Supplied material:
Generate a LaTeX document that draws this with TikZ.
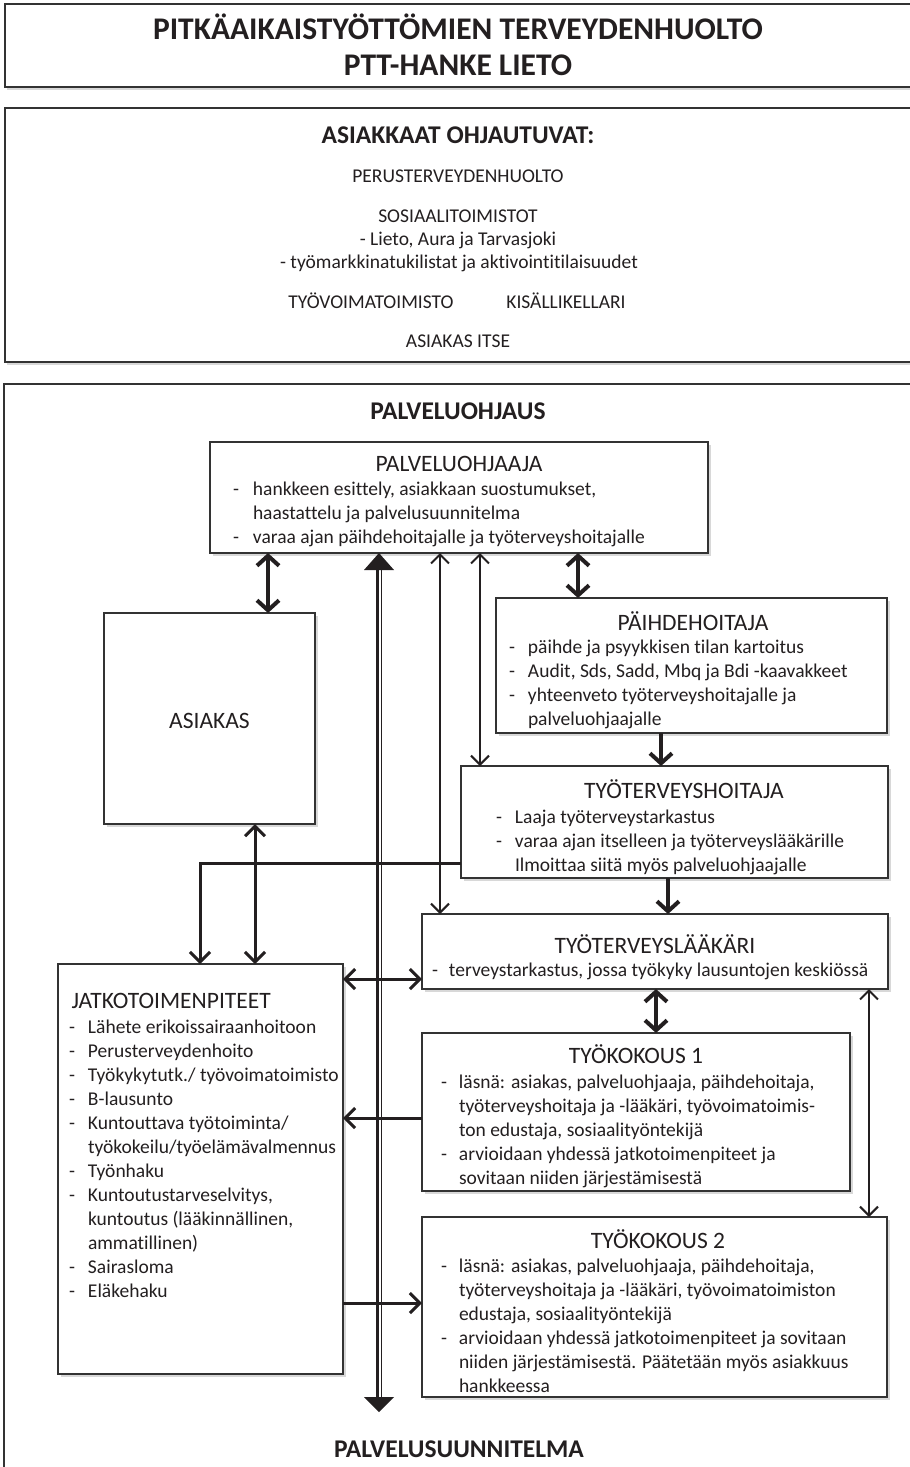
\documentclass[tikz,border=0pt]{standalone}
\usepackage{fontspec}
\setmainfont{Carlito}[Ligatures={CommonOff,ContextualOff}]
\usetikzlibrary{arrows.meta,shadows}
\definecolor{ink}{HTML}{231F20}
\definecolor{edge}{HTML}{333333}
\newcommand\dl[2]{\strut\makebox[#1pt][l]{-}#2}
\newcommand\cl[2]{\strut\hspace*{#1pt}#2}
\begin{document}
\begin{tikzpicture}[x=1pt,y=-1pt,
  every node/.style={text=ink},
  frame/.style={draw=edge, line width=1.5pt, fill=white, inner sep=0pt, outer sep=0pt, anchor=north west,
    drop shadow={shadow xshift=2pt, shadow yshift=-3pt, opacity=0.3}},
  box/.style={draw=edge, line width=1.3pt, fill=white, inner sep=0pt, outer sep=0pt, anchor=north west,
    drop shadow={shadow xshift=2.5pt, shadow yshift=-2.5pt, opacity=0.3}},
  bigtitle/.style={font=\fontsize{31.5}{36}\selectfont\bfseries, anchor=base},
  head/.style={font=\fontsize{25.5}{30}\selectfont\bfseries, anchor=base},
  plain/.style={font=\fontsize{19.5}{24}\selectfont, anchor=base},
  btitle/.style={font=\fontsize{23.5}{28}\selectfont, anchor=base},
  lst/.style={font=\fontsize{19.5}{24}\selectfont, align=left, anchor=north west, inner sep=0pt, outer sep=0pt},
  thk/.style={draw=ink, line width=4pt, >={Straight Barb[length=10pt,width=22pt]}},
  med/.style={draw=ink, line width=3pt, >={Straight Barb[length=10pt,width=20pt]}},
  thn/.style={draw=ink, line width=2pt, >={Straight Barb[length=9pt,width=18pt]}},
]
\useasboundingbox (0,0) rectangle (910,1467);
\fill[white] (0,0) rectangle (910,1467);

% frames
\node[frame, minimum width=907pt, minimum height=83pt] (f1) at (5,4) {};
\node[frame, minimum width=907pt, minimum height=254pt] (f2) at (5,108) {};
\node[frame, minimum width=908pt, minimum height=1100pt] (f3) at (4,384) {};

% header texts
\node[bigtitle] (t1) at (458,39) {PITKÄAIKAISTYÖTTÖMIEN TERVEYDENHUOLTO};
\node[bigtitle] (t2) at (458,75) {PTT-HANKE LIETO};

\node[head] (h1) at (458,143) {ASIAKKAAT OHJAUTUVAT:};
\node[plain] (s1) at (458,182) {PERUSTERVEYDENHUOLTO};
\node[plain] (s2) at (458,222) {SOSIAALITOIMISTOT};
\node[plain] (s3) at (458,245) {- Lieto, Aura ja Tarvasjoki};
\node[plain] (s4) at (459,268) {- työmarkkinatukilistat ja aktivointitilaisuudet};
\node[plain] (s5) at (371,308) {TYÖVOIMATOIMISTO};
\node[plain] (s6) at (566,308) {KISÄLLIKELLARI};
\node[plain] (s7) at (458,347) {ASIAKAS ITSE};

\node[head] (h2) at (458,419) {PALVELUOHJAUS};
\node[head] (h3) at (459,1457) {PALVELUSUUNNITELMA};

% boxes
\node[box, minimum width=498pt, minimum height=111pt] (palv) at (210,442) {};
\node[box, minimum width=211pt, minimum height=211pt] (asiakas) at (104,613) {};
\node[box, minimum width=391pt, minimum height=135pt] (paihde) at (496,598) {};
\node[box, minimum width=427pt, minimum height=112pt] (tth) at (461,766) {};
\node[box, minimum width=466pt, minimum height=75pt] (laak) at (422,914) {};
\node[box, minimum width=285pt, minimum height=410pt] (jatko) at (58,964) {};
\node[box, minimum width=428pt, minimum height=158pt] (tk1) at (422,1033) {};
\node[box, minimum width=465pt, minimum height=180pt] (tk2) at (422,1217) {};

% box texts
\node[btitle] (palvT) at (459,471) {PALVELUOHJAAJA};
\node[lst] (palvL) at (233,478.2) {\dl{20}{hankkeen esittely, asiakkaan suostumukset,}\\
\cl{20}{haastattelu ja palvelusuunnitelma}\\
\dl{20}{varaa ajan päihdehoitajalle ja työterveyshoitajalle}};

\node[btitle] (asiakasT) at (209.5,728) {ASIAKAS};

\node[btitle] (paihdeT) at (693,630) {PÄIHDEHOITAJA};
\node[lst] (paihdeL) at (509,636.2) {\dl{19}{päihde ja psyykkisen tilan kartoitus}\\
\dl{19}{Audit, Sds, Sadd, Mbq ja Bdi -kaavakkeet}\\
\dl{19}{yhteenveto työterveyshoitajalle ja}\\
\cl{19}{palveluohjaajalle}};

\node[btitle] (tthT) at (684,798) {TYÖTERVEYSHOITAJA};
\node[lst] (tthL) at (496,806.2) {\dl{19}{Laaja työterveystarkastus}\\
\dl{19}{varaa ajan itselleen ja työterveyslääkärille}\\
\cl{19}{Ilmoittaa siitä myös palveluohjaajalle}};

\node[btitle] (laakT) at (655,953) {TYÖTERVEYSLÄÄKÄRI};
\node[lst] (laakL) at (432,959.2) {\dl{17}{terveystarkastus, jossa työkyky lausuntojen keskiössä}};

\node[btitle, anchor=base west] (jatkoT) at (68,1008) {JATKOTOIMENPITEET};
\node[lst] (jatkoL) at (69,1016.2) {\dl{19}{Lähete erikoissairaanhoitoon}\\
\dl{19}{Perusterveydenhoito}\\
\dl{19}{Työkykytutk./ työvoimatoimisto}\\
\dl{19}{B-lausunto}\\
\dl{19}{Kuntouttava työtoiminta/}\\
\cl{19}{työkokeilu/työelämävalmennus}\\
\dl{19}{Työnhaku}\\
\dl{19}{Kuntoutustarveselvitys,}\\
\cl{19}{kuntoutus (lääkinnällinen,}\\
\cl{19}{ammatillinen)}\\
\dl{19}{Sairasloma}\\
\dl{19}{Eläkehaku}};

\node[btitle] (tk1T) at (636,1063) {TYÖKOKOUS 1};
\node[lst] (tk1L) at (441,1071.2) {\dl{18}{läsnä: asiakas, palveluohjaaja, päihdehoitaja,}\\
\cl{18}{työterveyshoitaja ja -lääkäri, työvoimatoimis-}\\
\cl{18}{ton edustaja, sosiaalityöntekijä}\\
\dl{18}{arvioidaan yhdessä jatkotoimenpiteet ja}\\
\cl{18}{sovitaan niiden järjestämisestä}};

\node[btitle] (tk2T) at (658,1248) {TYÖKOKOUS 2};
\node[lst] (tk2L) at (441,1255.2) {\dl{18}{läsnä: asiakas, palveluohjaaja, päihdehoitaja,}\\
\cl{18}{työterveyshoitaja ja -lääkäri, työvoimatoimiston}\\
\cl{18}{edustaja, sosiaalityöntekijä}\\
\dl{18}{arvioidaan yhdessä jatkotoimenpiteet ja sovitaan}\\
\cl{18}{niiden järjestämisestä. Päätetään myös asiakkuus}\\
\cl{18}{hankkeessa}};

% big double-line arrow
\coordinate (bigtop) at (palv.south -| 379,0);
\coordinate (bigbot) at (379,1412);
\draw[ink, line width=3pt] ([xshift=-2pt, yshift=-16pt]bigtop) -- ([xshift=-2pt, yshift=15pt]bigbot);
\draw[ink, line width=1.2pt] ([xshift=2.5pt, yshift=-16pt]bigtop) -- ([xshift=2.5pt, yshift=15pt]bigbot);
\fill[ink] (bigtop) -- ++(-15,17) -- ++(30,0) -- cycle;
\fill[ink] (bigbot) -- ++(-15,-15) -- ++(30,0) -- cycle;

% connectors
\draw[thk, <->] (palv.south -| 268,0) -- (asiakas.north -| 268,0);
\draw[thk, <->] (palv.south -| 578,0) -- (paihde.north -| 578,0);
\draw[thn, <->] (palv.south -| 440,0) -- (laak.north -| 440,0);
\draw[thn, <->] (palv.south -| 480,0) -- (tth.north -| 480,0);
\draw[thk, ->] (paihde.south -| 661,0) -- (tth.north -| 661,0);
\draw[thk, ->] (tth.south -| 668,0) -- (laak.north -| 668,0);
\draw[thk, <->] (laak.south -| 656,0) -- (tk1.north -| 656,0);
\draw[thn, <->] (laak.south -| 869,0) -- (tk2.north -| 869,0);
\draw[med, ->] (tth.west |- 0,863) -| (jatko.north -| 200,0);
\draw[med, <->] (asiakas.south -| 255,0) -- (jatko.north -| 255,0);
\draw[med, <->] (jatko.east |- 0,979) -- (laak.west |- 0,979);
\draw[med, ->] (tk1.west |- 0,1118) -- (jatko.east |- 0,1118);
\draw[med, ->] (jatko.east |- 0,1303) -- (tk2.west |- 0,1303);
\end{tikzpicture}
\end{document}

Your task: Leave out the pictures and repeat exactly the lines from the start of the material through the line that contains "(t2) at (458,75)", both included.

Reply to the exercise:
Generate a LaTeX document that draws this with TikZ.
\documentclass[tikz,border=0pt]{standalone}
\usepackage{fontspec}
\setmainfont{Carlito}[Ligatures={CommonOff,ContextualOff}]
\usetikzlibrary{arrows.meta,shadows}
\definecolor{ink}{HTML}{231F20}
\definecolor{edge}{HTML}{333333}
\newcommand\dl[2]{\strut\makebox[#1pt][l]{-}#2}
\newcommand\cl[2]{\strut\hspace*{#1pt}#2}
\begin{document}
\begin{tikzpicture}[x=1pt,y=-1pt,
  every node/.style={text=ink},
  frame/.style={draw=edge, line width=1.5pt, fill=white, inner sep=0pt, outer sep=0pt, anchor=north west,
    drop shadow={shadow xshift=2pt, shadow yshift=-3pt, opacity=0.3}},
  box/.style={draw=edge, line width=1.3pt, fill=white, inner sep=0pt, outer sep=0pt, anchor=north west,
    drop shadow={shadow xshift=2.5pt, shadow yshift=-2.5pt, opacity=0.3}},
  bigtitle/.style={font=\fontsize{31.5}{36}\selectfont\bfseries, anchor=base},
  head/.style={font=\fontsize{25.5}{30}\selectfont\bfseries, anchor=base},
  plain/.style={font=\fontsize{19.5}{24}\selectfont, anchor=base},
  btitle/.style={font=\fontsize{23.5}{28}\selectfont, anchor=base},
  lst/.style={font=\fontsize{19.5}{24}\selectfont, align=left, anchor=north west, inner sep=0pt, outer sep=0pt},
  thk/.style={draw=ink, line width=4pt, >={Straight Barb[length=10pt,width=22pt]}},
  med/.style={draw=ink, line width=3pt, >={Straight Barb[length=10pt,width=20pt]}},
  thn/.style={draw=ink, line width=2pt, >={Straight Barb[length=9pt,width=18pt]}},
]
\useasboundingbox (0,0) rectangle (910,1467);
\fill[white] (0,0) rectangle (910,1467);

% frames
\node[frame, minimum width=907pt, minimum height=83pt] (f1) at (5,4) {};
\node[frame, minimum width=907pt, minimum height=254pt] (f2) at (5,108) {};
\node[frame, minimum width=908pt, minimum height=1100pt] (f3) at (4,384) {};

% header texts
\node[bigtitle] (t1) at (458,39) {PITKÄAIKAISTYÖTTÖMIEN TERVEYDENHUOLTO};
\node[bigtitle] (t2) at (458,75) {PTT-HANKE LIETO};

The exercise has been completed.